Альтернативы нет — нет философии. А если есть философия, есть и альтернативы. Молодое поколение, познавая себя, стремится дать свою философию, а не заимствовать прошлые и пришлые образцы. В этом доблесть, ответственность и то, что составляет суть стремлений молодости — радость. Зачем мне вся эта премудрость, если нет в ней радости, думает молодой человек. Философ смотрит на него и понимает: делиться нечем. Начинается новый виток спирали истории. На нём новые идеи должны занять место и его идей, которым отданы годы. Это неизбежно как смена сезонов в природе, и ему досадно, ибо нет доблести в поддержании того, что отжило, как и того, что не придёт. Не авторитет, не тайна и не чудо, а разумные потребности разумного человека могут исправить представление о возможной альтернативе.

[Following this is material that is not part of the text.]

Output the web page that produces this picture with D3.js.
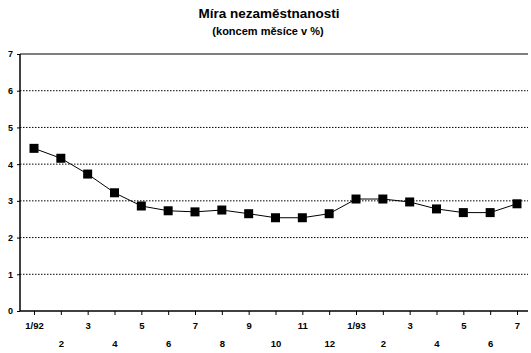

Поиск альтернатив тому, что есть, было и будет — заведомое дело философа, общее дело сотворения Другого мира. Иначе остановка в пути и смерть от старых ран, полученных прежде нас жившими поколениями.

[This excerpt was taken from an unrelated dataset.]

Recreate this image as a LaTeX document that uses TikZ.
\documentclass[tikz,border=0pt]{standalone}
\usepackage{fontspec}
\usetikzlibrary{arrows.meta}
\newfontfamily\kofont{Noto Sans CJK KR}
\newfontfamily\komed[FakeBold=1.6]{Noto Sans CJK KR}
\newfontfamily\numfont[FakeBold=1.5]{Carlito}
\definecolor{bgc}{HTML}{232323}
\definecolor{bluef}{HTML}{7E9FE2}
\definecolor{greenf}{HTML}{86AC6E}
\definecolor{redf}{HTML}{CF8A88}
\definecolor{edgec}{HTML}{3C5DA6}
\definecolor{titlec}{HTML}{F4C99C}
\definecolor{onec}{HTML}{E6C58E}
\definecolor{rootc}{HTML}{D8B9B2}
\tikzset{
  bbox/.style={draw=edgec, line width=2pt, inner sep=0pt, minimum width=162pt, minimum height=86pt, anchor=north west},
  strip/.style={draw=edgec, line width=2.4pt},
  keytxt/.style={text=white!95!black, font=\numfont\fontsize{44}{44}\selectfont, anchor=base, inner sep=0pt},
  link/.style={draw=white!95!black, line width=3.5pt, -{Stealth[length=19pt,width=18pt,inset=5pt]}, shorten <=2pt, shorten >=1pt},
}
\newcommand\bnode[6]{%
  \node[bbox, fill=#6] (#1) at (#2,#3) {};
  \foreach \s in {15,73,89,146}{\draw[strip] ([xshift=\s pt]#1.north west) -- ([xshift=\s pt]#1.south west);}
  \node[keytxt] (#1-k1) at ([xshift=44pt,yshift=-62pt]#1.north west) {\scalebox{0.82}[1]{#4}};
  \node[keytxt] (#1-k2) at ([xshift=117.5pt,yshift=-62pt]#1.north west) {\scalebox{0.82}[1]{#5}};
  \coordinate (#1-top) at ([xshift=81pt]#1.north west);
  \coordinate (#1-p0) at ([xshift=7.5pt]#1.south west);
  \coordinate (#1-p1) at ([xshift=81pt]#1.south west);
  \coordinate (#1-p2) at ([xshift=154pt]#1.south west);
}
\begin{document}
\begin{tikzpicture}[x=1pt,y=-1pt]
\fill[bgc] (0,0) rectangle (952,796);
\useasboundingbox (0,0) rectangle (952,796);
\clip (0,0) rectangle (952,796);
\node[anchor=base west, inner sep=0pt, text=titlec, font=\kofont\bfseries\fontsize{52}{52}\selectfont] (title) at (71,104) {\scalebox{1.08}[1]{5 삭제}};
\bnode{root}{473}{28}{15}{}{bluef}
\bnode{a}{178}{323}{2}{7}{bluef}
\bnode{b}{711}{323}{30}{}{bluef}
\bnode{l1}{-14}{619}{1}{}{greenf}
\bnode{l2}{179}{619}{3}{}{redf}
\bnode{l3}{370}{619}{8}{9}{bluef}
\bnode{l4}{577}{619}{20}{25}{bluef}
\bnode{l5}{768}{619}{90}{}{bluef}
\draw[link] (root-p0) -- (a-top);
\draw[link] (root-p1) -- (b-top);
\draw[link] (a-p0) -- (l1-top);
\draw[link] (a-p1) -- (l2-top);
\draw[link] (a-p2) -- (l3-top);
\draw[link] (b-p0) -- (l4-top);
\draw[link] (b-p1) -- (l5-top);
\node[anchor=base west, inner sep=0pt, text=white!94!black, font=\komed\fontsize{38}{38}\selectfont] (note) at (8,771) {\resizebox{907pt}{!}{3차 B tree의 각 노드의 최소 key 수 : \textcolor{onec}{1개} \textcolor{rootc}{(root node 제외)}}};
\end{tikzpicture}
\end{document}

Философ знает: молодые увидят то, чего он уже не увидит. А потому нельзя решить за них какой будет альтернатива.
Предстоит найти альтернативу всему — строю и традициям, объявленному будущему и перевранному прошлому, эгоизму и индивидуализму, пошлости масс-медиа и интернет-зависимости, принятым идеалам, кризисной экономике, мультикультурализму, войнам, традиционному браку, оправданиям аморальности в средствах оболванивания, обслуживающему типу науки, грошовому по смыслу и дорогому по цене образованию, от которого мало что образовывается («ни уму, ни сердцу, ни в разворот души всаднику, ни в корм коню»), парламентско-президентской очерёдности кресел и так далее (список можно продолжать). Искать альтернативу, обосновать её, решать проблемы лучшим, а значит и более нравственным образом — это ли не простор для мысли?
Борьба за стиль — борьба за человека. Стиль развития — сам человек. Философ — тот, кто изменяет нравы, хотя дело это долгое, неблагодарное. Преобразование нравов на путях к лучшему обществу и универсальному человеку — единственная цель, возможно, без альтернатив, которая приблизит людей друг к другу, а вместе они не дадут решать вместо них.